В тот же период, отличавшийся поразительным взрывом его творчества, он совместно с А.Р. Лурия и А.Н. Леонтьевым, обсуждал ситуацию в мировой психологии и, подведя итоги их спорам, составил обзор психологических теорий. Так было положено начало разработке области, которую следует назвать теоретической психологией. Не в смысле обобщенной схемы частных психологических факторов, а в смысле "теории теорий", рефлексии об их рождении, об их жизни и смерти. Поднявшись на этот уровень, Л.С. Выготский вступил в "населенный" множеством теорий оппонентный круг (круг значимых других, полемика с которыми порождает направленную энергию собственной мысли). Он оппонировал З. Фрейду, В. Келеру, Г. Штерну, К. Левину, Л. Бинсвангеру и множеству других психологов, определявших научный "ландшафт" эпохи.

Л.С. Выготский, как и Г.И. Челпанов, был выдающимся учителем. Он стал харизматическим лидером школы. Ряд его учеников работали в других городах. Д.Б. Эльконин - в Ленинграде, А.В. Запорожец - в Харькове, Л.И. Божович - в Полтаве.

 

12

 

Л.С. Выготский выезжал к ним, опекал их, переписывался с ними. Это была своего рода школа-диаспора; ее участники возглавили впоследствии ведущие подразделения Психологического института.
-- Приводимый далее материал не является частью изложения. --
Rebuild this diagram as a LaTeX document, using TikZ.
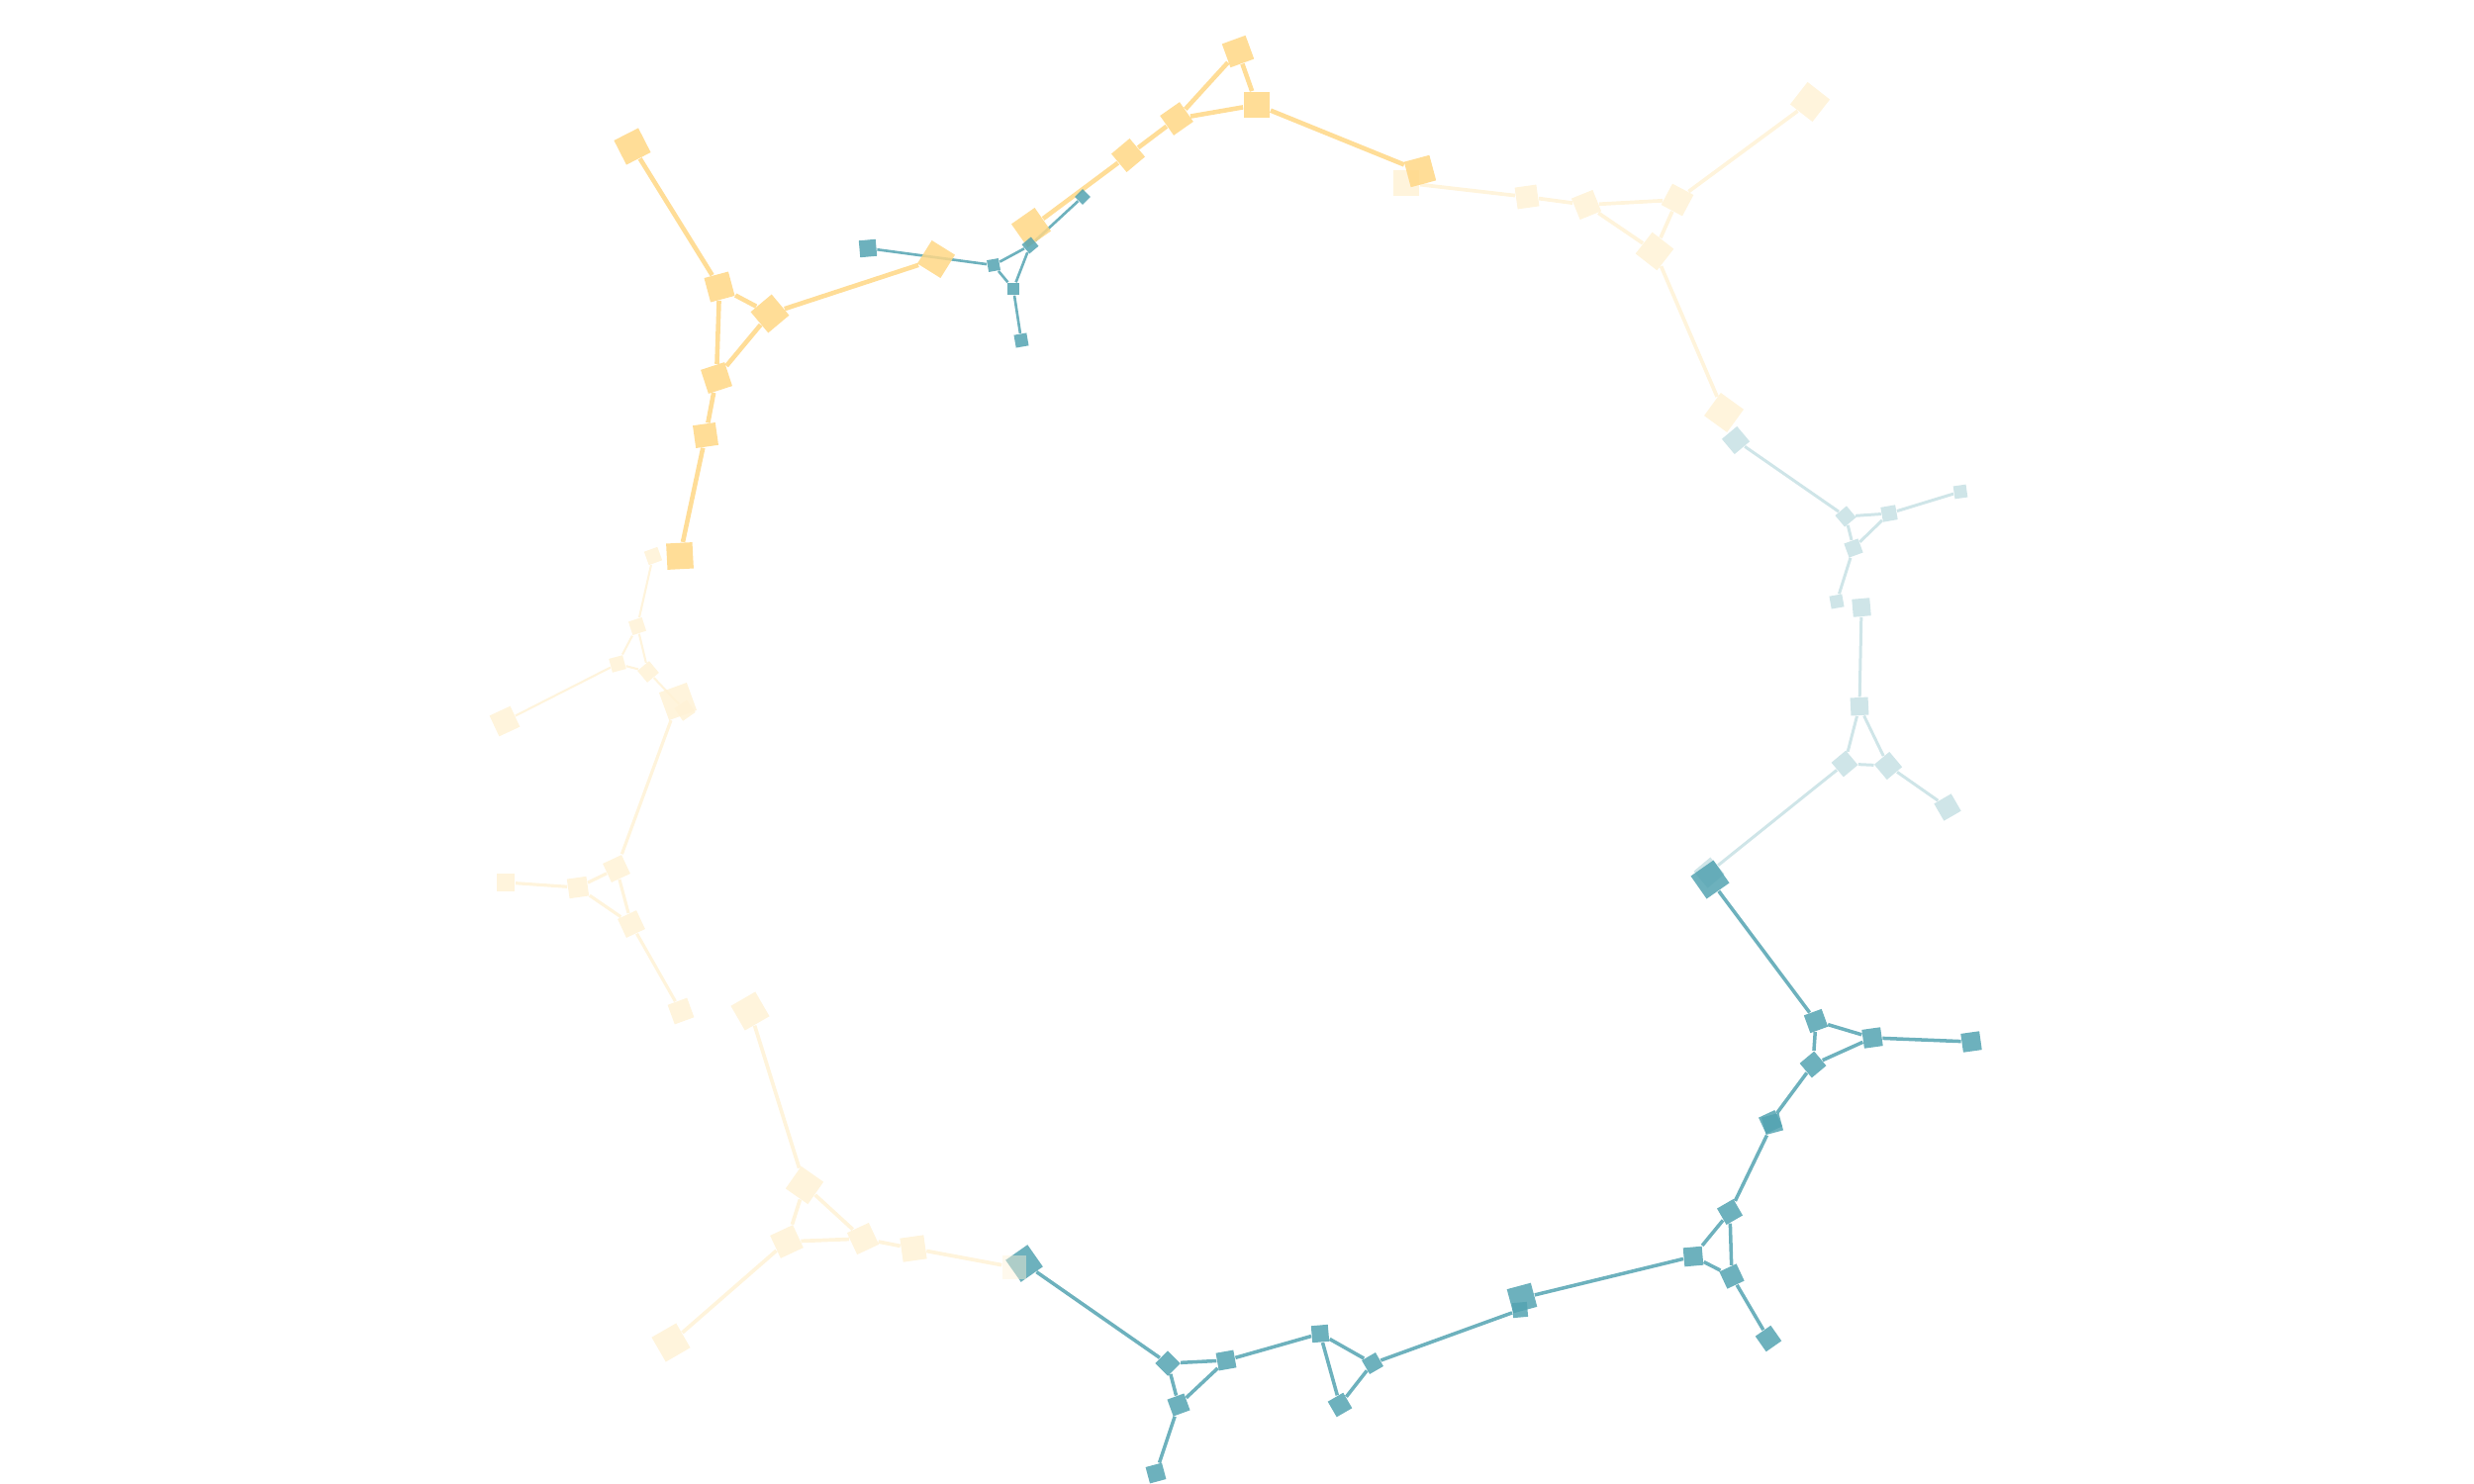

Итак, в Психологическом институте сложились две школы: школа Челпанова и школа Выготского. В предметно-логическом плане они представляли различные стадии в развитии мировой психологической мысли. Школа Челпанова восприняла традиции классического экспериментального направления с его верой в субъективный метод. В 20-е гг. — период, когда зримым стал крах интроспекционизма, — в качестве главной альтернативы его картине сознания была выставлена бихевиористская картина поведения. Обе были отвергнуты школой Выготского. Для этой школы сознание — это не стимул-реактивный механизм, а предметное действие, которым субъект управляет посредством психологических орудий, обретенных в социокультурной жизни.

Школе Челпанова был присущ академизм. Она сторонилась бурной и тревожной общественно-политической жизни предреволюционных лет. Школа же Выготского была изначально устремлена к задачам формирования личности человека нового социального строя. Однако несмотря на то, что свой творческий облик они приобрели в различных социальных и предметно-логических обстоятельствах, обе школы культивировали высоконравственное отношение к научному труду.

Каждая из школ вписала собственную нестираемую главу в летопись Психологического института, обусловив его ведущую роль в отечественной психологии. Традиции — это последнее, что у нас осталось. Их у нас никто не отберет. Они говорят не только о том, кем мы были, но и кем способны стать. Пусть же молодежь, приходя в отчий дом русских психологов, помнит о пребывавших здесь душах и по их примеру учится делать науку чистыми руками.